The total fee for his 30 square metres totalled in this way DKK 8,408 a month.

Contract is nuts

According to Jacob Møldrup-Lakjer there is only one authorized lease contract, the so-called A9 from the ministry, but the UCPH Housing Foundation has used its own.

“The Housing Foundation contract is completely nuts. When a landlord uses a non-authorized contract, which appears as a standardized contract, then all conditions that place the tenant worse than the statutory basis of the law are void” he says and continues:

The Housing Foundation contract is completely nuts. When a landlord uses a non-authorized contract, which appears as a standardized contract, then all conditions that place the tenant worse than the statutory basis of the law are void

Jacob Møldrup-Lakjer, legal counsel at the tenants’ interest group Lejernes LO (LLO)

“A rent up and above DKK 4,000 kroner a month for Adam Shrimpton’s lease is too high and should be brought before the rent assessment committee if there is no legally agreed free settlement of rent terms,” he says.

Neither is the Housing Foundation allowed to charge an amount beyond the rent stated in the contract, according to Jacob Møldrup-Lakjer.

Case to be heard in rent tribunal

LLO has decided to bring Adam Shrimpton’s case before the rent tribunal to  recover the amounts collected in excess of the rent. But other current and former tenants are entitled to get cash back, according to Jacob Møldrup-Lakjer’s assessment.

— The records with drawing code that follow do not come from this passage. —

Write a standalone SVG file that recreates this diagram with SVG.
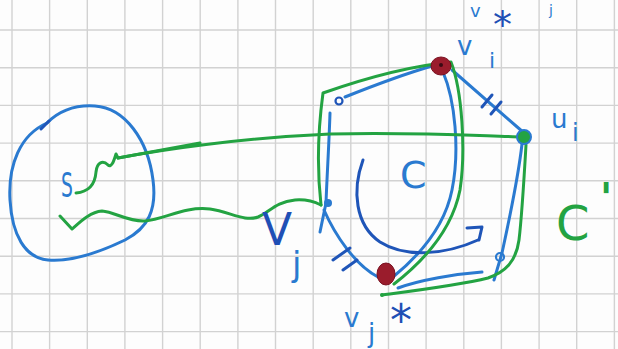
<svg xmlns="http://www.w3.org/2000/svg" width="618" height="349" viewBox="0 0 618 349">
<style>
.grid{stroke:#d2d2d2;stroke-width:1.4;fill:none}
.b{stroke:#2a7ad0;stroke-width:3;fill:none;stroke-linecap:round;stroke-linejoin:round}
.bd{stroke:#1f55b8;stroke-width:3;fill:none;stroke-linecap:round;stroke-linejoin:round}
.g{stroke:#23a342;stroke-width:3;fill:none;stroke-linecap:round;stroke-linejoin:round}
.tb{fill:#2a7ad0;font-family:"DejaVu Sans",sans-serif}
.td{fill:#1f4fb5;font-family:"DejaVu Sans",sans-serif}
.tg{fill:#23a342;font-family:"DejaVu Sans",sans-serif}
.red{fill:#9a1c2c;stroke:#7a1020;stroke-width:1}
</style>
<rect width="618" height="349" fill="#fdfdfd"/>
<path class="grid" d="M12,0V349M49.6,0V349M87.3,0V349M124.9,0V349M162.6,0V349M200.2,0V349M237.9,0V349M275.5,0V349M313.2,0V349M350.8,0V349M388.5,0V349M426.1,0V349M463.8,0V349M501.4,0V349M539.1,0V349M576.7,0V349M614.4,0V349M0,30H618M0,67.7H618M0,105.4H618M0,143.1H618M0,180.8H618M0,218.5H618M0,256.2H618M0,293.9H618M0,331.6H618"/>

<g id="set-S">
<path class="b" d="M47,123 C62,108 80,105 95,106 C125,108 148,140 153,180 C157,210 148,228 125,240 C100,252 70,262 48,260 C25,258 12,235 10,200 C8,165 20,135 47,123"/>
<path class="bd" d="M41,129 L49,121"/>
<text class="tb" x="0" y="0" font-size="34" transform="translate(61,197) scale(0.55,1)">S</text>
</g>

<g id="connectors">
<path class="b" d="M345,97 C375,85 408,73 432,66"/>
<path class="b" d="M330,113 C329,145 327,175 326,203 L320,232"/>
<path class="b" d="M324,210 C335,235 355,265 378,277"/>
<path class="bd" d="M333,260 L350,248 M343,270 L357,260"/>
<path class="b" d="M443,72 C455,100 460,150 452,190 C445,225 420,255 393,277"/>
<path class="b" d="M452,70 L523,132"/>
<path class="bd" d="M482,107 L492,95 M491,114 L501,102"/>
<path class="b" d="M522,144 C518,180 508,225 502,253 L494,280"/>
<path class="b" d="M398,288 C420,280 455,274 482,272"/>
<path class="bd" d="M363,160 C352,190 355,225 380,242 C405,258 445,255 478,240"/>
<path class="bd" d="M467,228 L482,227 L479,240"/>
<path class="g" d="M76,193 C88,192 95,185 96,172 C97,162 103,160 108,165 C112,168 114,160 116,154 L118,158 C160,150 240,138 330,134 C420,132 480,136 524,137"/>
<path class="g" d="M118,158 L200,143" stroke-width="4.5"/>
<path class="g" d="M60,216 L72,229 C80,222 90,212 102,211 C115,212 128,222 145,221 C165,219 185,206 210,209 C230,212 245,222 258,217 C270,212 275,202 295,200 C308,199 315,202 321,205"/>
<path class="g" d="M321,205 C317,170 318,130 323,93 C360,80 410,66 451,62 C462,90 466,150 460,190 C452,230 425,260 394,284"/>
<path class="g" d="M526,145 C524,180 522,215 519,240 C516,262 505,272 488,278 C460,285 420,290 382,295"/>
</g>

<g id="node-v-i">
<ellipse class="red" cx="441" cy="66" rx="10" ry="9"/>
<circle cx="441" cy="65" r="2" fill="#3a0a14"/>
<text class="tb" x="457" y="55" font-size="26">v</text>
<text class="tb" x="489" y="68" font-size="22">i</text>
<text class="td" x="493" y="38" font-size="38">*</text>
<text class="tb" x="470" y="17" font-size="18">v</text>
<text class="tb" x="549" y="15" font-size="14">j</text>
</g>

<g id="node-u-i">
<circle cx="524" cy="137" r="7" fill="#23a342" stroke="#2a7ad0" stroke-width="2"/>
<text class="tb" x="551" y="128" font-size="26">u</text>
<text class="tb" x="572" y="141" font-size="24">i</text>
</g>

<g id="node-corner-tl">
<circle cx="339" cy="101" r="3.5" fill="none" stroke="#1f55b8" stroke-width="2.2"/>
</g>

<g id="node-corner-br">
<circle cx="500" cy="257" r="4" fill="none" stroke="#2a7ad0" stroke-width="2.2"/>
</g>

<g id="node-V-j">
<circle cx="328" cy="203" r="4" fill="#2a7ad0"/>
<text class="td" x="262" y="245" font-size="44">V</text>
<text class="tb" x="292" y="276" font-size="34">j</text>
</g>

<g id="node-v-j">
<ellipse class="red" cx="386" cy="274" rx="9" ry="11"/>
<circle cx="382" cy="295" r="2" fill="#23a342"/>
<text class="tb" x="344" y="327" font-size="26">v</text>
<text class="tb" x="368" y="342" font-size="26">j</text>
<text class="td" x="390" y="336" font-size="44">*</text>
</g>

<g id="labels">
<text class="tb" x="400" y="188" font-size="38">C</text>
<text class="tg" x="556" y="240" font-size="48">C<tspan x="600" y="212" font-size="40" font-weight="bold">'</tspan></text>
</g>
</svg>
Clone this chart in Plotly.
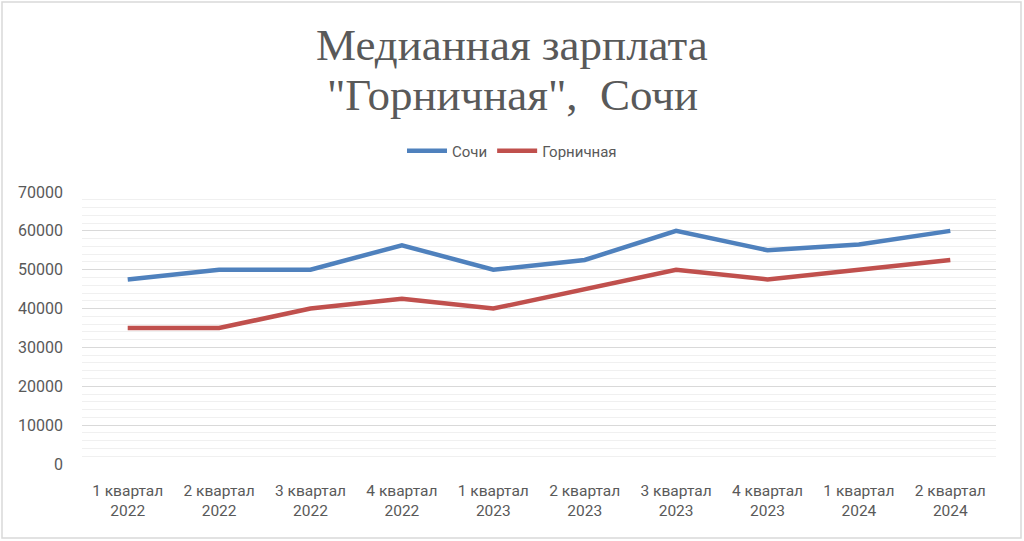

“The foundation should repay rent and other amounts collected illegally for up to three years back. It would be to the credit of the Foundation if it contacted former tenants and gave them their claims,” he said.

The Housing Foundation leases about 1,250 rooms for either one half or one full year at a time, so if other tenants have been charged approximately DKK 1,000 kroner in addition to their rent, as Adam Shrimpton and his wife, then repayments could hypothetically run up into millions of kroner.

Jacob Møldrup-Lakjer adds that the contract also includes other illegal conditions. These include a statement that tenants can be penalised with fines in case of noise or other violations of house rules.

Housing foundation in process of ‘legalisation’

The Director of the University of Copenhagen Housing Foundation Charlotte Simonsen has resigned, and the temporary replacement Torben Snowman does not want to be interviewed.

But Torben Snowman writes in an e-mail that the foundation “in the transition from autumn 2016 to spring 2017 has carried out a thorough check and legalization of our rentals and contracts.”

He added that in this connection there had been many changes.

“Price indications from basic rent in the old system/contracts and the new A9 contract forms are not directly comparable. There will be amounts which previously were in our service contract, which are now in the lease contract. Or amounts which were listed separately, and which are now included in the base rent. In addition, utilities are now in a number of places a payment on account, and not as previously a fixed amount, which is often the cause of an increase in the payment, but tenants will get any excess back,” it states in the response.

New contract is likely legal

The response suggests that the housing foundation has realized that the lease contracts are illegal and that it has changed them, reckons Jacob Møldrup-Lakjer from LLO.

According to Adam Shrimpton all residents of the Rebslagervej dorm had the same illegal contracts until the end of the year, while new residents who have moved in for 2017, have new legal contracts.

Existing residents who have extended their leases from 2016 into 2017 are, however, continuing on old illegal contracts, says Adam Shrimpton.

If the new contracts turn out to be legitimate, the new tenants at Rebslagervej who move in during the spring of 2017 will probably have no hope of having their payments reduced.

Danish politicians have determined that rent can be settled freely for newly built properties and the building on Rebslagervej, which began operation in August 2016, counts as new.

The only restriction is that the rent may not be obviously unreasonable. But LLO is not aware of cases where the tenant has been successful in the Rent Tribunal or in the courts.